Лишь Ксения признать любви сей не хотела,
Всей горести моей она не пожалела,
или когда Ксения говорит:
Когда Димитрия сие мне сердце страстно
Не престает являть повсюду и всечасно.
Или:
Ах, нет: до днесь еще толь мрачные печали, и проч.
Для большего эффекта, после таких стихов, Александр Семеныч щеголял стихами Сумарокова из трагедии «Семира».
Иду отечества к преславной обороне:
Ты будешь зреть меня иль мертва, иль в короне.
Относительно языка у Шишкова много было натяжек и пустых придирок к мелочам. Я этому не удивлялся, потому что Александр Семеныч бывал пристрастен как в похвалах, так и в порицаниях; но вот что всегда меня удивляло: разобрав весьма справедливо, и даже иногда очень тонко, неправильность, неприличность выражения, несогласие его с духом языка, он вдруг приводил в пример стихи из Сумарокова, которые были гораздо хуже тех, на которые он нападал. Что же касается до исторической драмы, до характеров действующих лиц, то все его замечания были совершенно справедливы. Я сделал себе точно такую же книжку с белыми листами и, с позволения Александра Семеныча, списал все его заметки. К сожалению, уезжая из Петербурга, я оставил эту книжку у Шушерина, который желал списать ее для себя, а Шушерин, во время переезда из Петербурга в Москву, как-то потерял ее. К этому должно прибавить, что в конце 1815 года или в начале 1816-го я слышал в Москве, как профессор Мерзляков разбирал «Димитрия Донского» с кафедры на публичной лекции – и был поражен изумлением: Мерзляков почти во всех своих критических замечаниях совершенно сходился с Шишковым. Я немедленно сказал об этом знаменитому тогда критику и даже сообщил ему некоторые полемические заметки Шишкова, тогда еще хранившиеся в моей памяти. Мерзляков очень забавлялся и заинтересовался ими и убедительно просил меня как-нибудь отыскать этот любопытный разбор; но я вскоре уехал на десять лет в деревню, и книжка была забыта.
Летом 1811 года я уехал из Петербурга в Оренбургскую губернию, и с этого времени прекратились мои частые и близкие сношения с домом Шишковых. Я приезжал в Петербург уже, так сказать, на побывку.
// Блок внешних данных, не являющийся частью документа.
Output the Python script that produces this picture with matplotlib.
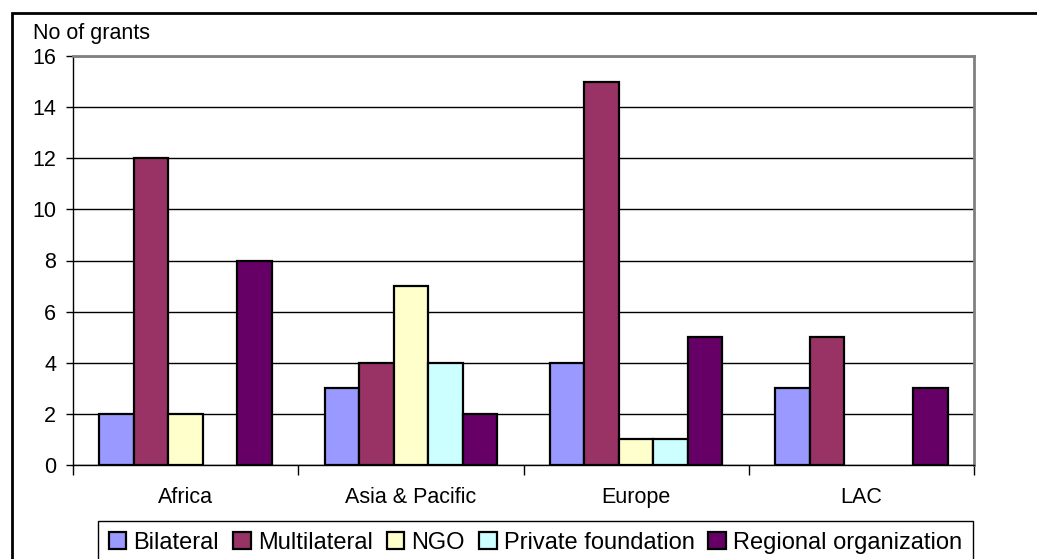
import matplotlib.pyplot as plt
import numpy as np
from matplotlib.patches import Rectangle

plt.rcParams['font.family'] = ['Liberation Sans', 'DejaVu Sans']

# chart data
regions = ["Africa", "Asia & Pacific", "Europe", "LAC"]
donor_types = ["Bilateral", "Multilateral", "NGO", "Private foundation", "Regional organization"]
bilateral = [2, 3, 4, 3]
multilateral = [12, 4, 15, 5]
ngo = [2, 7, 1, 0]
private_foundation = [0, 4, 1, 0]
regional_org = [8, 2, 5, 3]
series = [bilateral, multilateral, ngo, private_foundation, regional_org]
colors = ["#9999FF", "#993366", "#FFFFCC", "#CCFFFF", "#660066"]
y_ticks = [0, 2, 4, 6, 8, 10, 12, 14, 16]

W, H = 1037, 559
fig = plt.figure(figsize=(W / 100, H / 100), dpi=100)

# outer chart border (runs off right and bottom edges)
fig.patches.append(Rectangle((12 / W, -0.1), 1.2, (H - 13) / H + 0.1,
                             transform=fig.transFigure, fill=False,
                             edgecolor="black", linewidth=2))

left, right, top, bottom = 73, 974, 56, 465
ax = fig.add_axes([left / W, (H - bottom) / H, (right - left) / W, (bottom - top) / H])

x = np.arange(len(regions))
bw = 0.153
for i, (vals, name, c) in enumerate(zip(series, donor_types, colors)):
    vals = np.array(vals)
    mask = vals > 0
    ax.bar(x[mask] + (i - 2) * bw, vals[mask], width=bw, color=c,
           edgecolor="black", linewidth=1.6, label=name, zorder=3)

ax.set_xlim(-0.5, len(regions) - 0.5)
ax.set_ylim(0, 16)
ax.set_yticks(y_ticks)
ax.tick_params(axis="y", direction="out", length=5, width=1, labelsize=15.5, pad=7)
ax.yaxis.grid(True, color="black", linewidth=1, zorder=0)

# category boundaries as major ticks, names as minor ticks
ax.set_xticks(np.arange(len(regions) + 1) - 0.5)
ax.set_xticklabels([])
ax.set_xticks(x, minor=True)
ax.set_xticklabels(regions, minor=True)
ax.tick_params(axis="x", which="major", direction="out", length=7, width=1)
ax.tick_params(axis="x", which="minor", length=0, labelsize=15.5, pad=16)

for s in ["left", "bottom"]:
    ax.spines[s].set_color("black")
    ax.spines[s].set_linewidth(1)
for s in ["top", "right"]:
    ax.spines[s].set_color("#808080")
    ax.spines[s].set_linewidth(2)
ax.set_axisbelow(True)

fig.text(33 / W, (H - 33) / H, "No of grants", fontsize=15.5, ha="left", va="center")

leg = fig.legend(loc="upper left", bbox_to_anchor=(98 / W, (H - 561) / H, (973 - 98) / W, 40 / H),
                 mode="expand", ncol=5, fontsize=17, frameon=True, fancybox=False,
                 edgecolor="black", framealpha=1, handlelength=0.75, handleheight=0.75,
                 handletextpad=0.3, columnspacing=0.5, borderpad=0.45,
                 borderaxespad=0)
leg.get_frame().set_linewidth(1)

fig.savefig("out.png", dpi=100)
Наступила вечно памятная эпоха 1812 года, и с удивлением узнал я, что Александр Семеныч был сделан государственным секретарем на место Михаила Михайловича Сперанского. Нисколько не позволяя себе судить, на своем ли он был месте, я скажу только, что в Москве и в других внутренних губерниях России, в которых мне случилось в то время быть, все были обрадованы назначением Шишкова и что писанные им манифесты действовали электрически на целую Русь. Несмотря на книжные, иногда несколько напыщенные выражения, русское чувство, которым они были проникнуты, сильно отзывалось в сердцах русских людей.
В 1814 году я приехал в Петербург. Александр Семеныч только что воротился из чужих краев. Он жил уже не в прежнем своем скромном домике на Форштатской улице, а в великолепной казенной квартире против дворца. Образ жизни его изменился; ученые филологические труды прекратились; другие люди стали посещать его; другие мысли и заботы наполняли его ум и душу, и живое воспоминание только что разыгранной исполинской драмы, в которой сам он был важным действующим лицом и двигателем народного духа святой Руси, – подавило его прежние интересы; но он встретил меня и брата с прежним радушием и с видимым удовольствием; Дарья Алексевна – также. Перемена в общественном положении не произвела в них никакой перемены. Много наслушался я рассказов любопытных и поучительных, но рассказам этим здесь не место. Впрочем, некоторая часть слышанного мною напечатана в собственных записках Шишкова. Мы бывали у Шишковых не так часто, как прежде, но непременно всякую неделю.